Таким образом, в определенном смысле человек оказывается вполне автономен, «картина», основывающаяся на «схеме», вполне может заменить ему фактическую действительность, что и показано в экспериментах по сенсорной депривации. Животное, лишенное возможности воспринимать, погружается в состояние «глубочайшего и хронического (в течение недель и месяцев) сна»570; И.П. Павлов обнаружил, что сонливое состояние вызывает у собаки даже простая иммобилизация в станке для экспериментов571. Однако поведение человека отличается в случае сенсорной депривации самым принципиальным образом: сначала наступает фаза выраженной внутренней напряженности, беспокойство, желание прекратить эксперимент, после чего место фактической сенсорной информации заменяют проецируемые вовне образы, а испытуемому кажется, что он видит, слышит и т. п. (то есть возникает галлюциноз)572. Данное соотнесение весьма показательно – «внутренняя жизнь» человека оказывается у него и автономной, и более значимой, нежели непосредственные контакты с фактической реальностью.

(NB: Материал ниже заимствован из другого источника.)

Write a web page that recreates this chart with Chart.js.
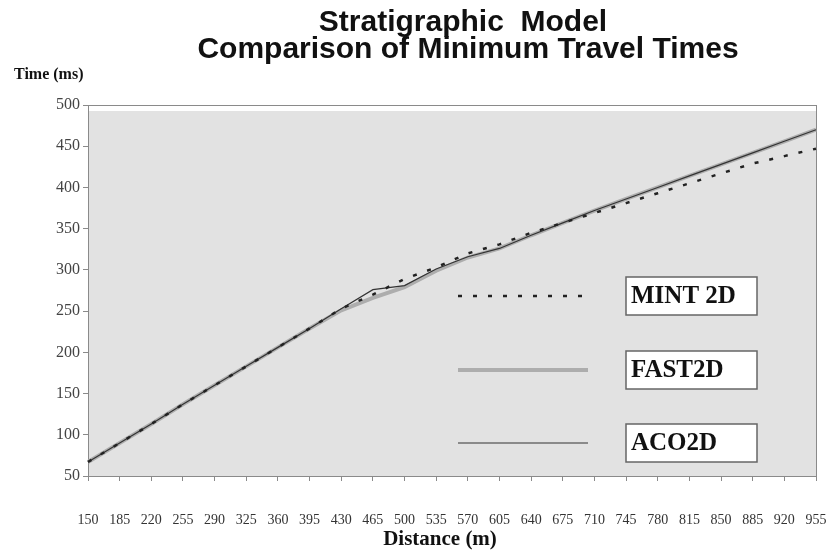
<!DOCTYPE html>
<html lang="en">
<head>
<meta charset="UTF-8" />
<title>Stratigraphic Model</title>
<script src="https://cdn.jsdelivr.net/npm/chart.js"></script>
<style>body{margin:0;background:#fff}</style>
</head>
<body>
<canvas id="chart" width="833" height="551"></canvas>
<script>
  // distances (m) along the profile
  const distances = ['150','185','220','255','290','325','360','395','430','465','500','535',
                     '570','605','640','675','710','745','780','815','850','885','920','955'];
  // minimum travel times (ms)
  const mint2d = [67, 90, 113, 137, 160, 183, 206, 229, 253, 270, 289, 303,
                  320, 331, 345, 357, 369, 381, 393, 405, 417, 429, 438, 447];
  const fast2d = [67, 90, 113, 137, 160, 183, 206, 229, 251, 266, 279, 299,
                  315, 326, 342, 357, 372, 386, 400, 414, 428, 442, 456, 470];
  const aco2d  = [67, 90, 113, 137, 160, 183, 206, 229, 253, 276, 281, 301,
                  316, 326, 342, 357, 372, 386, 400, 414, 428, 442, 456, 470];
  const titleLines = ['Stratigraphic  Model', 'Comparison of Minimum Travel Times'];
  const seriesNames = ['MINT 2D', 'FAST2D', 'ACO2D'];

  const serif = '"Liberation Serif", "Times New Roman", serif';

  const decor = {
    id: 'decor',
    beforeDraw(chart) {
      const { ctx, chartArea: a } = chart;
      ctx.save();
      ctx.fillStyle = '#e2e2e2';
      ctx.fillRect(a.left, a.top + 6, a.right - a.left, a.bottom - a.top - 6);
      ctx.strokeStyle = '#8a8a8a';
      ctx.lineWidth = 1;
      ctx.strokeRect(a.left + 0.5, a.top + 0.5, a.right - a.left, a.bottom - a.top);
      ctx.fillStyle = '#111';
      ctx.textAlign = 'center';
      ctx.font = 'bold 30px "Liberation Sans", Arial, sans-serif';
      ctx.fillText(titleLines[0], 463, 31);
      ctx.fillText(titleLines[1], 468, 58);
      ctx.font = 'bold 21px ' + serif;
      ctx.fillText('Distance (m)', 440, 545);
      ctx.textAlign = 'left';
      ctx.font = 'bold 16px ' + serif;
      ctx.fillText('Time (ms)', 14, 79);
      ctx.restore();
    },
    afterDatasetsDraw(chart) {
      const { ctx } = chart;
      const rows = [296, 370, 443];
      ctx.save();
      chart.data.datasets.forEach((ds, i) => {
        const y = rows[i];
        ctx.strokeStyle = ds.borderColor;
        ctx.lineWidth = ds.borderWidth;
        ctx.setLineDash(ds.borderDash || []);
        ctx.beginPath();
        ctx.moveTo(458, y);
        ctx.lineTo(588, y);
        ctx.stroke();
        ctx.setLineDash([]);
        ctx.fillStyle = '#fff';
        ctx.fillRect(626, y - 19, 131, 38);
        ctx.strokeStyle = '#666';
        ctx.lineWidth = 1.5;
        ctx.strokeRect(626, y - 19, 131, 38);
        ctx.fillStyle = '#111';
        ctx.font = 'bold 25px ' + serif;
        ctx.textBaseline = 'middle';
        ctx.fillText(seriesNames[i], 631, y + 1);
      });
      ctx.restore();
    }
  };

  new Chart(document.getElementById('chart'), {
    type: 'line',
    data: {
      labels: distances,
      datasets: [
        { label: seriesNames[0], data: mint2d, borderColor: '#222', borderWidth: 2.5,
          borderDash: [4, 11], pointRadius: 0, order: 0 },
        { label: seriesNames[1], data: fast2d, borderColor: '#adadad', borderWidth: 4,
          pointRadius: 0, order: 2 },
        { label: seriesNames[2], data: aco2d, borderColor: '#333', borderWidth: 1.2,
          pointRadius: 0, order: 1 }
      ]
    },
    options: {
      responsive: false,
      animation: false,
      devicePixelRatio: 1,
      layout: { padding: { top: 105, right: 17, left: 0, bottom: 0 } },
      plugins: { legend: { display: false }, tooltip: { enabled: false } },
      elements: { line: { tension: 0 } },
      scales: {
        x: {
          offset: false,
          afterFit: s => { s.height = 75; s.paddingLeft = 0; s.paddingRight = 0; },
          grid: { drawOnChartArea: false, tickLength: 5, color: '#8a8a8a' },
          border: { color: '#8a8a8a' },
          ticks: { autoSkip: false, maxRotation: 0, padding: 31, color: '#333',
                   font: { family: serif, size: 14 } }
        },
        y: {
          min: 50, max: 500,
          afterFit: s => { s.width = 88; },
          grid: { drawOnChartArea: false, tickLength: 5, color: '#8a8a8a' },
          border: { color: '#8a8a8a' },
          ticks: { stepSize: 50, padding: 3, color: '#444',
                   font: { family: serif, size: 16 } }
        }
      }
    },
    plugins: [decor]
  });
</script>
</body>
</html>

Постепенное усложнение психического аппарата в процессе онтогенетического развития закономерно приводит к тому, что роль «картины» в поведении человека оказывается довлеющей. И если у более примитивных живых существ поведение обусловлено прежде всего непосредственными внешними воздействиями, вне которых активность буквально тает на глазах, то у человека эта зависимость поведения от внешних воздействий столь же очевидно снижается. Тенденция выживания психического человека переместилась в новый «центр тяжести» – социо– и культурогенный, по всей видимости, не без ущерба для первоначального – биофизиологического. Остается только догадываться, насколько неестественна подобная «реформа» для психики, а достигаемый с помощью «картины» уровень адаптации оказывается, что нетрудно заметить, весьма и весьма «дорогим» удовольствием: человек, обезопасивший свое существование настолько, насколько, наверное, это вообще возможно, страдает от невротических тревог, восполняя «недостаток» реальных угроз угрозами виртуальными.
Таким образом, выявлены три «проблемные позиции» поведения перцепции: во-первых, перцепция преимущественно направлена на «реконструкции» («схема» и «картина») внешних воздействий, но не на сами эти воздействия; во-вторых, «реконструкции» (означающие) подменили собой внешние воздействия (означаемые), что относительно блокирует доступ перцепции к последним; в-третьих, и эта позиция результирующая: время и пространство, оторванные от движения внешних объектов, стали искусственными («психическим») – координатами движения содержания психического. Все указанные обстоятельства лишают человека адекватности, а соответственно снижается и его адаптивность, что влечет за собой субъективное ухудшение качества жизни.